最佳化
在上一篇留下的 Dapper AOT 還有什麼特別最佳化點的問題
在仔細閱讀生成程式碼和原始碼之後,終於得到了答案
個人之前一直以為 Dapper AOT 只用了迭代器去實現,所以理應差不多實現程式碼卻又極大差距,思維陷入了僵局,一度以為有什麼黑魔法
結果 Dapper AOT 沒有用迭代器去實現!!! 靠北啦,還以為迭代器有新姿勢可以最佳化了
不再使用迭代器
List<BenchmarkTest.Dog> results = new();
try
{
while (reader.Read())
{
results.Add(ReadOne(reader, readOnlyTokens));
}
return results;
}
當然就只能要求 使用者必須使用 AsList
方法,因為 ToList
會導致複製list的問題, 導致負最佳化,
像這樣
connection.Query<Dog>("select * from dog").AsList();
// AsList 實現
public static List<T> AsList<T>(this IEnumerable<T>? source) => source switch
{
null => null!,
List<T> list => list,
_ => Enumerable.ToList(source),
};
使用 span
再沒有了迭代器方法限制, span 就可以放飛自我,隨意使用了
public static BenchmarkTest.Dog ReadOne(this IDataReader reader, ref ReadOnlySpan<int> ss)
{
var d = new BenchmarkTest.Dog();
for (int j = 0; j < ss.Length; j++)
{
使用 ArrayPool 減少記憶體佔用
public Span<int> GetTokens()
{
FieldCount = Reader!.FieldCount;
if (Tokens is null || Tokens.Length < FieldCount)
{
// no leased array, or existing lease is not big enough; rent a new array
if (Tokens is not null) ArrayPool<int>.Shared.Return(Tokens);
Tokens = ArrayPool<int>.Shared.Rent(FieldCount);
}
return MemoryMarshal.CreateSpan(ref MemoryMarshal.GetArrayDataReference(Tokens), FieldCount);
}
資料小時使用棧分配
var s = reader.FieldCount <= 64 ? MemoryMarshal.CreateSpan(ref MemoryMarshal.GetReference(stackalloc int[reader.FieldCount]), reader.FieldCount) : state.GetTokens();
提前生成部分 hashcode 進行比較
因為比較現在也並不耗時了, 所以 快取也沒有必要了, 也一併移除
public static void GenerateReadTokens(this IDataReader reader, Span<int> s)
{
for (int i = 0; i < reader.FieldCount; i++)
{
var name = reader.GetName(i);
var type = reader.GetFieldType(i);
switch (EntitiesGenerator.NormalizedHash(name))
{
case 742476188U:
s[i] = type == typeof(int) ? 1 : 2;
break;
case 2369371622U:
s[i] = type == typeof(string) ? 3 : 4;
break;
case 1352703673U:
s[i] = type == typeof(float) ? 5 : 6;
break;
default:
break;
}
}
}
效能測試說明
BenchmarkDotNet
這裡特別說明一下
使用的 BenchmarkDotNet ,其本身已經考慮了 jit最佳化等等方面, 有預熱,超多次執行,
結果值也是按照統計學有考慮結果集分佈情況處理,移除變差大的值(比如少數的孤立的極大極小值), 差異不大情況,一般顯示平均值,有大差異時還會顯示 中位值
感興趣的童鞋可以去 https://github.com/dotnet/BenchmarkDotNet 瞭解
chole 有點棘手,為了方便mock,所以 copy了部分原始碼,只比較實體對映部分
測試資料
測試資料 正如之前說過, 採用 手動 mock 方式,避免 db 驅動 、db 執行、mock庫 等等 帶來的執行差異影響
class
非常簡單的類,當然不能代表所有情況,不過簡單測試夠用了
public class Dog
{
public int?

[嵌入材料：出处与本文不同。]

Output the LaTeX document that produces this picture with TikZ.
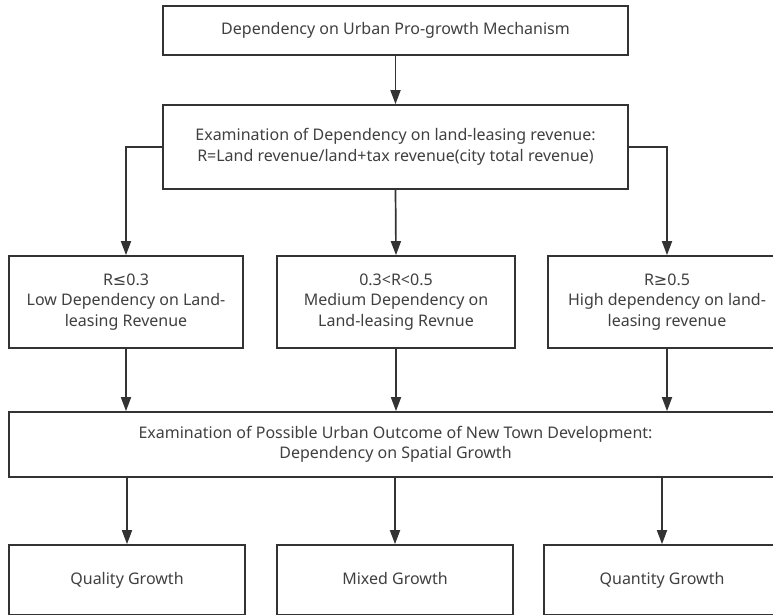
\documentclass[tikz,border=0pt]{standalone}
\usepackage{fontspec}
\setmainfont{Noto Sans}
\newfontfamily\symfont{DejaVu Sans}
\usepackage{xcolor}
\usepackage{tikz}
\usetikzlibrary{arrows.meta,positioning,calc}

\definecolor{linegray}{HTML}{333333}
\definecolor{textgray}{HTML}{404040}

\tikzset{
  box/.style={draw=linegray, line width=1.7pt, fill=white, text=textgray,
    align=center, inner sep=0pt, font=\fontsize{16}{20.5}\selectfont},
  flow/.style={draw=linegray, line width=1.7pt,
    -{Triangle[length=14pt, width=10pt]}},
  link/.style={draw=linegray, line width=1.7pt}
}

\begin{document}
\begin{tikzpicture}[x=1pt, y=-1pt]
    % picture frame, px-like units (y grows downwards)
    \useasboundingbox (0,0) rectangle (773,614);
    \clip (0,0) rectangle (773,614);

    % Pro-growth mechanism and examination of land revenue
    \node[box, minimum width=465pt, minimum height=49pt] (mech) at (395.5,30.5)
        {Dependency on Urban Pro-growth Mechanism};
    \node[box, minimum width=465pt, minimum height=84pt] (exam) at (395.5,147)
        {Examination of Dependency on land-leasing revenue:\\
         R=Land revenue/land+tax revenue(city total revenue)};

    % Three levels of dependency
    \node[box, minimum width=234pt, minimum height=92pt] (low) at (126,302)
        {R{\symfont ≤}0.3\\ Low Dependency on Land-\\ leasing Revenue};
    \node[box, minimum width=238pt, minimum height=92pt] (medium) at (396,302)
        {0.3<R<0.5\\ Medium Dependency on\\ Land-leasing Revnue};
    \node[box, minimum width=238pt, minimum height=92pt] (high) at (667,302)
        {R{\symfont ≥}0.5\\ High dependency on land-\\ leasing revenue};

    % Examination of spatial growth
    \node[box, minimum width=773pt, minimum height=65pt] (outcome) at (395.5,444.5)
        {Examination of Possible Urban Outcome of New Town Development:\\
         Dependency on Spatial Growth};

    % Outcomes
    \node[box, minimum width=236pt, minimum height=70pt] (quality) at (127,580)
        {\strut Quality Growth};
    \node[box, minimum width=236pt, minimum height=70pt] (mixed) at (395,580)
        {\strut Mixed Growth};
    \node[box, minimum width=236pt, minimum height=70pt] (quantity) at (662,580)
        {\strut Quantity Growth};

    % Connectors
    \draw[flow] (mech.south) -- (exam.north);
    \draw[flow] (exam.west) -| (low.north);
    \draw[flow] (exam.south) -- (medium.north);
    \draw[flow] (exam.east) -| (high.north);
    \foreach \lvl in {low,medium,high}
        \draw[flow] (\lvl.south) -- (\lvl.south |- outcome.north);
    \foreach \res in {quality,mixed,quantity}
        \draw[flow] (\res.north |- outcome.south) -- (\res.north);
\end{tikzpicture}
\end{document}
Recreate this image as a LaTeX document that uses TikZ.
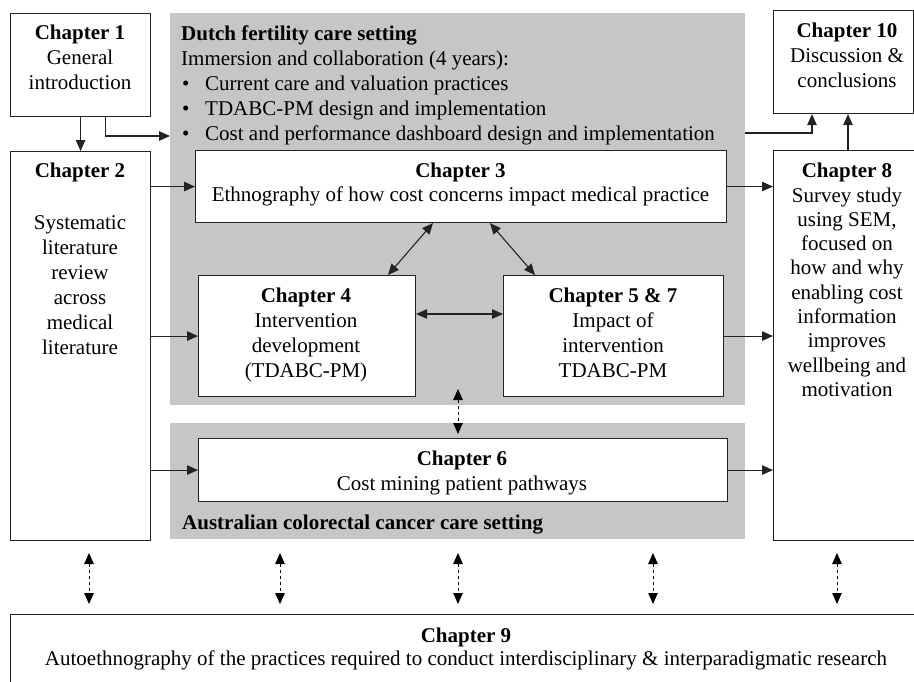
\documentclass[tikz,border=0pt]{standalone}
\usepackage{fontspec}
\setmainfont{Liberation Serif}
\usetikzlibrary{arrows.meta,calc}
\definecolor{settinggray}{RGB}{199,198,196}
\definecolor{linegray}{RGB}{35,35,35}
\begin{document}
\begin{tikzpicture}[x=1pt,y=-1pt,
  font=\fontsize{21}{25}\selectfont,
  box/.style={draw=linegray,line width=1.1pt,fill=white,inner sep=0pt,anchor=north west},
  setting/.style={fill=settinggray,inner sep=0pt,anchor=north west},
  txt/.style={align=center,inner sep=0pt,anchor=north},
  tip/.tip={Triangle[length=11pt,width=9.5pt]},
  arr/.style={draw=linegray,line width=1.1pt,-tip},
  biarr/.style={draw=linegray,line width=1.1pt,tip-tip},
  dotarr/.style={draw=black,line width=1pt,dash pattern=on 3pt off 3pt,tip-tip}]
\useasboundingbox (0,0) rectangle (914,681);
\clip (0,0) rectangle (914,681);

% research settings (grey backgrounds)
\node[setting,minimum width=575pt,minimum height=392pt] (dutch) at (170,13) {};
\node[setting,minimum width=575pt,minimum height=116pt] (aus) at (170,423) {};

% chapter boxes
\node[box,minimum width=140pt,minimum height=103pt] (c1) at (10,13) {};
\node[box,minimum width=140pt,minimum height=389pt] (c2) at (10,151) {};
\node[box,minimum width=531pt,minimum height=72pt] (c3) at (195,150) {};
\node[box,minimum width=217pt,minimum height=121pt] (c4) at (198,275) {};
\node[box,minimum width=220pt,minimum height=121pt] (c57) at (503,275) {};
\node[box,minimum width=529pt,minimum height=63pt] (c6) at (198,438) {};
\node[box,minimum width=150pt,minimum height=390pt] (c8) at (773,150) {};
\node[box,minimum width=140pt,minimum height=103pt] (c10) at (773,10) {};
\node[box,minimum width=920pt,minimum height=120pt] (c9) at (10,614) {};

% box texts
\node[txt] (c1t) at (80,25) {\textbf{Chapter 1}\\General\\introduction};
\node[txt] (c2t) at (80,163) {\textbf{Chapter 2}\\[27pt]Systematic\\literature\\review\\across\\medical\\literature};
\node[txt,font=\fontsize{21}{23.5}\selectfont] (c3t) at (460.5,163) {\textbf{Chapter 3}\\Ethnography of how cost concerns impact medical practice};
\node[txt] (c4t) at (306,288) {\textbf{Chapter 4}\\Intervention\\development\\(TDABC-PM)};
\node[txt] (c57t) at (613,288) {\textbf{Chapter 5 \& 7}\\Impact of\\intervention\\TDABC-PM};
\node[txt] (c6t) at (462,451) {\textbf{Chapter 6}\\Cost mining patient pathways};
\node[txt,font=\fontsize{21}{24.3}\selectfont] (c8t) at (847,163) {\textbf{Chapter 8}\\Survey study\\using SEM,\\focused on\\how and why\\enabling cost\\information\\improves\\wellbeing and\\motivation};
\node[txt] (c10t) at (847,23) {\textbf{Chapter 10}\\Discussion \&\\conclusions};
\node[txt,font=\fontsize{21}{23}\selectfont] (c9t) at (466,628) {\textbf{Chapter 9}\\Autoethnography of the practices required to conduct interdisciplinary \& interparadigmatic research};

% setting captions
\node[align=left,inner sep=0pt,anchor=north west] (dutcht) at (181,26)
  {\textbf{Dutch fertility care setting}\\
   Immersion and collaboration (4 years):\\
   \makebox[24pt][l]{\hspace{1pt}•}Current care and valuation practices\\
   \makebox[24pt][l]{\hspace{1pt}•}TDABC-PM design and implementation\\
   \makebox[24pt][l]{\hspace{1pt}•}Cost and performance dashboard design and implementation};
\node[inner sep=0pt,anchor=north west] (aust) at (182,515) {\textbf{Australian colorectal cancer care setting}};

% helper points for free connector ends
\coordinate (gap) at (458,389);

% solid connectors
\draw[arr] (c1.south) -- (c1.south |- c2.north);
\draw[arr] ([xshift=25pt]c1.south) |- ($(dutch.north west)+(0,123)$);
\draw[arr] (c2.east |- c3.west) -- (c3.west);
\draw[arr] (c2.east |- c4.west) -- (c4.west);
\draw[arr] (c2.east |- c6.west) -- (c6.west);
\draw[arr] (c3.east) -- (c3.east -| c8.west);
\draw[arr] (c57.east) -- (c57.east -| c8.west);
\draw[arr] (c6.east) -- (c6.east -| c8.west);
\draw[arr] ($(dutch.north east)+(0,120)$) -| ($(c10.south west)+(39,0)$);
\draw[arr] ($(c8.north west)+(75,0)$) -- ($(c10.south west)+(75,0)$);
\draw[biarr] ($(c3.south west)+(238,0)$) -- ($(c4.north west)+(190,0)$);
\draw[biarr] ($(c3.south west)+(295,0)$) -- ($(c57.north west)+(32,0)$);
\draw[biarr] ($(c4.north east)+(0,39)$) -- ($(c57.north west)+(0,39)$);

% dotted links
\draw[dotarr] (gap) -- ($(gap |- c6.north)+(0,-4)$);
\foreach \dx in {79,270,448,643,827}
  \draw[dotarr] ($(c9.north west)+(\dx,-61)$) -- ($(c9.north west)+(\dx,-10)$);
\end{tikzpicture}
\end{document}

Age { get; set; }
public string Name { get; set; }
public float? Weight { get; set; }
}
mock 資料
public class TestDbConnection : DbConnection
{
public int RowCount { get; set; }
public IDbCommand CreateCommand()
{
return new TestDbCommand() { RowCount = RowCount };
}
}
public class TestDbCommand : DbCommand
{
public int RowCount { get; set; }
public IDataParameterCollection Parameters { get; } = new TestDataParameterCollection();
public IDbDataParameter CreateParameter()
{
return new TestDataParameter();
}
protected override DbDataReader ExecuteDbDataReader(CommandBehavior behavior)
{
return new TestDbDataReader() { RowCount = RowCount };
}
}
public class TestDbDataReader : DbDataReader
{
public int RowCount { get; set; }
private int calls = 0;
public override object this[int ordinal]
{
get
{
switch (ordinal)
{
case 0:
return "XX";
case 1:
return 2;
case 2:
return 3.3f;
default:
return null;
}
}
}
public override int FieldCount => 3;
public override Type GetFieldType(int ordinal)
{
switch (ordinal)
{
case 0:
return typeof(string);
case 1:
return typeof(int);
case 2:
return typeof(float);
default:
return null;
}
}
public override float GetFloat(int ordinal)
{
switch (ordinal)
{
case 2:
return 3.3f;
default:
return 0;
}
}
public override int GetInt32(int ordinal)
{
switch (ordinal)
{
case 1:
return 2;
default:
return 0;
}
}
public override string GetName(int ordinal)
{
switch (ordinal)
{
case 0:
return "Name";
case 1:
return "Age";
case 2:
return "Weight";
default:
return null;
}
}
public override string GetString(int ordinal)
{
switch (ordinal)
{
case 0:
return "XX";
default:
return null;
}
}
public override object GetValue(int ordinal)
{
switch (ordinal)
{
case 0:
return "XX";
case 1:
return 2;
case 2:
return 3.3f;
default:
return null;
}
}
public override bool Read()
{
calls++;
return calls <= RowCount;
}
}
Benchmark 程式碼
[MemoryDiagnoser, Orderer(summaryOrderPolicy: SummaryOrderPolicy.FastestToSlowest), GroupBenchmarksBy(BenchmarkLogicalGroupRule.ByCategory), CategoriesColumn]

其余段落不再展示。